When, in previous times, for example in the eighteenth and nineteenth centuries, martens were present in this airt, there would of course, have been no grey squirrels present. So, imagine the delight of the new generation of pine marten, when they found their way back into this landscape after a long absence, to discover grey squirrels in such abundance. Lots of food that was, compared with red squirrels, much easier to catch and which when hunted down, also provided much better eating!

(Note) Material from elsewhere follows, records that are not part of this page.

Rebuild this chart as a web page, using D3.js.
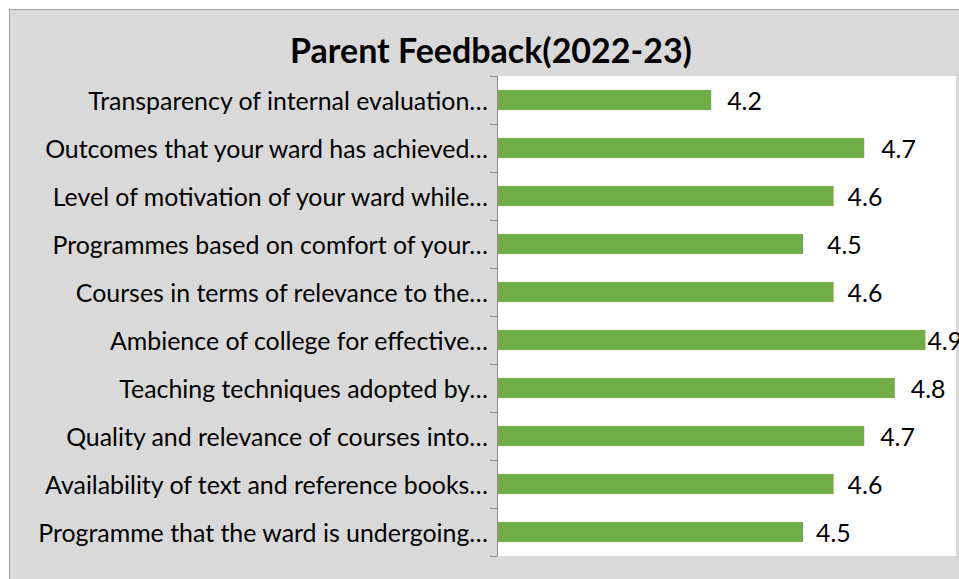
<!DOCTYPE html>
<html><head><meta charset="utf-8">
<script src="https://cdn.jsdelivr.net/npm/d3@7"></script>
<style>body{margin:0;background:#fff;overflow:hidden}</style>
</head><body>
<svg id="c" width="959" height="579"></svg>
<script>
const title = "Parent Feedback(2022-23)";
const categories = [
  "Transparency of internal evaluation…",
  "Outcomes that your ward has achieved…",
  "Level of motivation of your ward while…",
  "Programmes based on comfort of your…",
  "Courses in terms of relevance to the…",
  "Ambience of college for effective…",
  "Teaching techniques adopted by…",
  "Quality and relevance of courses into…",
  "Availability of text and reference books…",
  "Programme that the ward is undergoing…"
];
const values = [4.2, 4.7, 4.6, 4.5, 4.6, 4.9, 4.8, 4.7, 4.6, 4.5];
const xDomain = [3.5, 5.0];

// layout (not data)
const labelGap = [16, 17, 14, 24, 14, 2, 16, 16, 14, 13];
const plot = {left: 497, right: 956, top: 76, bottom: 556};
const font = "Lato, 'Open Sans', sans-serif";

const svg = d3.select("#c");
svg.append("rect").attr("x", 9.5).attr("y", 9.5).attr("width", 980).attr("height", 600)
  .attr("fill", "#d9d9d9").attr("stroke", "#a0a0a0").attr("stroke-width", 1);
svg.append("rect").attr("x", plot.left).attr("y", plot.top)
  .attr("width", plot.right - plot.left).attr("height", plot.bottom - plot.top).attr("fill", "#ffffff");

const x = d3.scaleLinear().domain(xDomain).range([plot.left, plot.right]);
const y = d3.scaleBand().domain(categories).range([plot.top, plot.bottom])
  .paddingInner(0.5833).paddingOuter(0.29165);

svg.append("g").selectAll("rect").data(values).join("rect")
  .attr("x", x(xDomain[0]))
  .attr("y", (d, i) => y(categories[i]))
  .attr("width", d => x(d) - x(xDomain[0]))
  .attr("height", y.bandwidth())
  .attr("fill", "#70ad47");

// axis line + ticks at band boundaries
const ax = svg.append("g").attr("stroke", "#8c8c8c").attr("stroke-width", 1);
ax.append("line").attr("x1", plot.left + 0.5).attr("x2", plot.left + 0.5)
  .attr("y1", plot.top).attr("y2", plot.bottom);
const step = y.step();
d3.range(categories.length + 1).forEach(i => {
  const yy = Math.round(plot.top + i * step) + 0.5;
  ax.append("line").attr("x1", plot.left - 7).attr("x2", plot.left).attr("y1", yy).attr("y2", yy);
});

// category labels
const labG = svg.append("g").attr("font-family", font).attr("fill", "#000");
const labs = labG.selectAll("text").data(categories).join("text")
  .attr("x", 488).attr("y", d => y(d) + y.bandwidth() / 2)
  .attr("text-anchor", "end").attr("dominant-baseline", "central")
  .attr("font-size", 18).text(d => d);
const w0 = labs.nodes()[0].getComputedTextLength();
const fs = 18 * 400 / w0;
labs.attr("font-size", fs);

// value labels
svg.append("g").attr("font-family", font).attr("fill", "#000")
  .selectAll("text").data(values).join("text")
  .attr("x", (d, i) => x(d) + labelGap[i])
  .attr("y", (d, i) => y(categories[i]) + y.bandwidth() / 2)
  .attr("dominant-baseline", "central").attr("font-size", fs)
  .text(d => d3.format(".1f")(d));

// title
const t = svg.append("text").attr("x", 491).attr("y", 63)
  .attr("text-anchor", "middle").attr("font-family", font).attr("font-weight", "bold")
  .attr("font-size", 24).attr("fill", "#000").text(title);
const tw = t.node().getComputedTextLength();
t.attr("font-size", 24 * 402 / tw);
</script>
</body></html>
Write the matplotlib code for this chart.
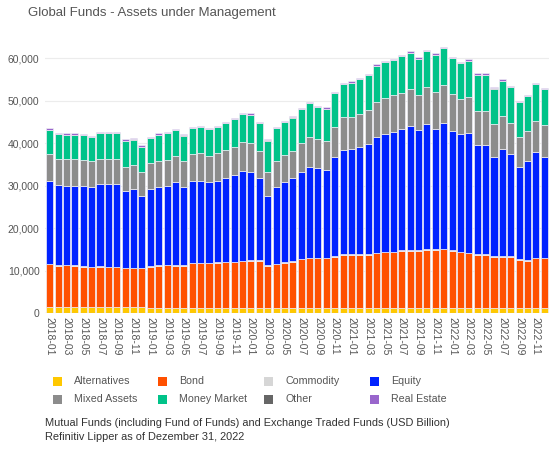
import matplotlib
matplotlib.use("Agg")
import matplotlib.pyplot as plt
from matplotlib.patches import Rectangle
import numpy as np

plt.rcParams['font.family'] = ['Liberation Sans', 'DejaVu Sans']

months = [f"{y}-{m:02d}" for y in range(2018, 2023) for m in range(1, 13)]

# values in USD billion
alternatives = [1400]*12 + [1350]*12 + [1300]*12 + [1250]*12 + [1200]*12
bond = [10100, 9800, 9850, 9800, 9550, 9400, 9550, 9400, 9400, 9250, 9200, 9200,
        9600, 9850, 9900, 9850, 9850, 10400, 10400, 10400, 10550, 10650, 10650, 10950,
        11000, 11000, 9900, 10200, 10600, 10750, 11400, 11600, 11600, 11600, 12000, 12400,
        12450, 12450, 12450, 12850, 13100, 13100, 13400, 13400, 13400, 13650, 13650, 13800,
        13450, 13150, 12900, 12500, 12500, 12000, 12100, 12000, 11300, 11200, 11700, 11700]
commodity = [120]*24 + [180]*36
equity = [19500, 18900, 18600, 18700, 18900, 18800, 19300, 19500, 19500, 18100, 18500, 16900,
          18200, 18300, 18600, 19500, 18500, 19300, 19300, 19100, 19200, 19800, 20400, 21100,
          20800, 19300, 16300, 18000, 18900, 19600, 20400, 21400, 21000, 20600, 23200, 24500,
          24700, 25300, 25900, 27100, 27600, 28200, 28500, 29300, 28200, 29400, 28400, 29600,
          28100, 27600, 28200, 25700, 25700, 23500, 25200, 24100, 21800, 23200, 24800, 23800]
mixed_assets = [6400, 6100, 6250, 6200, 6150, 6100, 5950, 5900, 5900, 5650, 5600, 5600,
                6050, 6250, 6200, 6200, 6000, 6400, 6600, 6100, 6400, 6500, 6600, 6700,
                6700, 6400, 5500, 6150, 6200, 6400, 6700, 7050, 6900, 6800, 7200, 7700,
                7700, 7700, 8000, 8400, 8500, 8700, 8600, 8600, 8400, 8700, 8600, 8850,
                8600, 8300, 8500, 8000, 8000, 7650, 7700, 7400, 6900, 7200, 7400, 7450]
money_market = [5650, 5850, 5800, 5800, 5750, 5650, 6000, 6050, 6050, 6050, 6050, 5950,
                5900, 6150, 6150, 6000, 6000, 6000, 6050, 6300, 6200, 6300, 6500, 6650,
                6700, 6600, 7450, 7700, 7750, 7800, 8050, 7900, 7500, 7650, 7850, 7850,
                7950, 8150, 8250, 8450, 8450, 8150, 8550, 8550, 8450, 8450, 8750, 8650,
                8550, 8450, 8450, 8550, 8550, 8350, 8350, 8350, 8250, 8150, 8650, 8450]
other = [50]*60
real_estate = [300]*60

series = [
    ("Alternatives", alternatives, "#FFC800"),
    ("Bond", bond, "#FF5000"),
    ("Commodity", commodity, "#D6D6D6"),
    ("Equity", equity, "#0022FF"),
    ("Mixed Assets", mixed_assets, "#8C8C8C"),
    ("Money Market", money_market, "#00C389"),
    ("Other", other, "#666666"),
    ("Real Estate", real_estate, "#9966CC"),
]

fig = plt.figure(figsize=(5.5, 4.53), dpi=100)
ax = fig.add_axes([0.082, 0.3084, 0.916, 0.6097])

x = np.arange(len(months))
bottom = np.zeros(len(months))
for name, vals, col in series:
    v = np.array(vals, dtype=float)
    ax.bar(x, v, bottom=bottom, width=0.84, color=col, edgecolor="#f0eef5",
           linewidth=0.5, zorder=3)
    bottom += v

ax.set_xlim(-0.55, len(months) - 0.45)
ax.set_ylim(0, 65000)
ax.set_yticks(range(0, 60001, 10000))
ax.set_yticklabels([f"{v:,}" for v in range(0, 60001, 10000)], fontsize=7.5, color="#555555")
ax.yaxis.grid(True, color="#ececec", linewidth=0.8, zorder=0)
ax.axhline(0, color="#bbbbbb", linewidth=0.8, zorder=4)
ax.set_xticks(x[::2])
ax.set_xticklabels(months[::2], rotation=270, fontsize=7.5, color="#555555")
ax.tick_params(axis="y", length=0, pad=4)
ax.tick_params(axis="x", length=0, pad=3)
for s in ax.spines.values():
    s.set_visible(False)

fig.text(0.051, 0.972, "Global Funds - Assets under Management", fontsize=9.5,
         color="#555555", va="center", ha="left")

# legend
col_x = [53, 158, 264, 370]
row_y = [381.5, 399]
W, H = 550.0, 453.0
for i, (name, vals, col) in enumerate(series):
    r, c = divmod(i, 4)
    x0 = col_x[c]
    y0 = row_y[r]
    fig.patches.append(Rectangle((x0 / W, 1 - (y0 + 4.5) / H), 9 / W, 9 / H,
                                 transform=fig.transFigure, facecolor=col,
                                 edgecolor="none"))
    fig.text((x0 + 21) / W, 1 - y0 / H, name, fontsize=7.7, color="#555555",
             va="center", ha="left")

fig.text(45 / W, 1 - 423 / H,
         "Mutual Funds (including Fund of Funds) and Exchange Traded Funds (USD Billion)",
         fontsize=7.9, color="#333333", va="center", ha="left")
fig.text(45 / W, 1 - 437.5 / H, "Refinitiv Lipper as of Dezember 31, 2022",
         fontsize=7.9, color="#333333", va="center", ha="left")

fig.savefig("out.png", dpi=100)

Hence, pine marten have prospered and now turn up in some quite unexpected places. And as a bonus, where those grey squirrels once held sway, instead red squirrels have made a real come back. I find it mildly amusing that many wildlife books tell us that pine marten are extremely shy creatures and so very difficult to see. Perhaps that appeared to be the case when they were so scarce but it should be remembered that when man's hand was firmly set against predators of any kind, pine marten were enthusiastically pursued, prodded from the shelter of trees with long poles and fallen upon by dogs. Therefore, pine marten had every reason to avoid the presence of human kind.
However, the new generations seem to have developed a different relationship with us for I know of many instances where martens have set up home in the roof space of houses. One such 'squat' happened in the house of a friend. Over the period of that summer, we learned that a pine marten harvest also includes strawberry jam sandwiches, peanut butter and the odd domestic egg or three as well as small mammals, the young of nesting birds and when the time comes, the fruits of our hedgerows!
Furthermore, they will be on the lookout for those red squirrels, which during the next few weeks will be so focussed on bringing in their own harvests of nuts, beech-mast and seeds, that their guards may just be down. Harvest time is coming for all sorts of creatures great and small!